• PROBLEM
Write out again the entries from the first line to the line that includes "import seaborn as sns", keeping both of those lines.

• RECORD LIST
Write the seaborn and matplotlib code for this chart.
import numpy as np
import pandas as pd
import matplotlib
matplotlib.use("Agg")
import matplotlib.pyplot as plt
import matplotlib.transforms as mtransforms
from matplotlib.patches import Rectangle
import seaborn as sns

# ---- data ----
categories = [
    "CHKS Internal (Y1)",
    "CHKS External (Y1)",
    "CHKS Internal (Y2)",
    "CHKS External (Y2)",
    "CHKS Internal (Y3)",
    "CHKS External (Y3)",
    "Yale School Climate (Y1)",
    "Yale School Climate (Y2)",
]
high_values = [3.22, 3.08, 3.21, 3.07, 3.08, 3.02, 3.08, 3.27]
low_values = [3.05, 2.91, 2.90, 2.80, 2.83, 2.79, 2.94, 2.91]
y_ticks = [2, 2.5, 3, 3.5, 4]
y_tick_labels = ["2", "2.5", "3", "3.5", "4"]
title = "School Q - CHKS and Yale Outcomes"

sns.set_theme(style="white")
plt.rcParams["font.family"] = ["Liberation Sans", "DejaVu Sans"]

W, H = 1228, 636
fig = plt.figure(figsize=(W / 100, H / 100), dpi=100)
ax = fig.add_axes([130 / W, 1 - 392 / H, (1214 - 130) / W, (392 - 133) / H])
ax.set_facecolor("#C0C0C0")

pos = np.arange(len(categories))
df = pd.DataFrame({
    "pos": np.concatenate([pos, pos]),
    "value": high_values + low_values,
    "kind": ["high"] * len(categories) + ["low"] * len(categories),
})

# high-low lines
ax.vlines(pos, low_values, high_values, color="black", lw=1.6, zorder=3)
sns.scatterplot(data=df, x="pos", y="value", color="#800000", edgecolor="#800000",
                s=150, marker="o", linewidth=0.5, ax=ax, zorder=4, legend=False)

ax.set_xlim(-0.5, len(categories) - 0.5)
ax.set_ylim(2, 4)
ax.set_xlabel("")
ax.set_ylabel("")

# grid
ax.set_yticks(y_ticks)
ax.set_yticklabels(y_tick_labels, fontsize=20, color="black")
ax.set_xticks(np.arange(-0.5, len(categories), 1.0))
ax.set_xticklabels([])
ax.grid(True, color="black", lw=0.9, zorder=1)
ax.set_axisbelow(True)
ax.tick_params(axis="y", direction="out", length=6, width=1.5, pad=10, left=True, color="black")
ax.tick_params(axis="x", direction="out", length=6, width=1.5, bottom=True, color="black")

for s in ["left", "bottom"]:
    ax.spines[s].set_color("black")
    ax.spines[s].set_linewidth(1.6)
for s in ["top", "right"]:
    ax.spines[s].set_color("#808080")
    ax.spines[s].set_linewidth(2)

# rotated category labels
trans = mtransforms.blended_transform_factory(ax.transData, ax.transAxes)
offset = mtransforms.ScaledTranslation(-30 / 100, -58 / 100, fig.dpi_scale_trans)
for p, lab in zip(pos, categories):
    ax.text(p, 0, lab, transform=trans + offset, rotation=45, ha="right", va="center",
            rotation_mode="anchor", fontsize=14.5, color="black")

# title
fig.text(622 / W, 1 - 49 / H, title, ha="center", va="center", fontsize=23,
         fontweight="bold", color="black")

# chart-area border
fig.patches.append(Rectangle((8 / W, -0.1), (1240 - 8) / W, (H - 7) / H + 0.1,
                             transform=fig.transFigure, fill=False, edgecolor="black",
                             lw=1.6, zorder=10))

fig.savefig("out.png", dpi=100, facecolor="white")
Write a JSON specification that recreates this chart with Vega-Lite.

• ANSWER TO THIS EXERCISE
Write the seaborn and matplotlib code for this chart.
import numpy as np
import pandas as pd
import matplotlib
matplotlib.use("Agg")
import matplotlib.pyplot as plt
import matplotlib.transforms as mtransforms
from matplotlib.patches import Rectangle
import seaborn as sns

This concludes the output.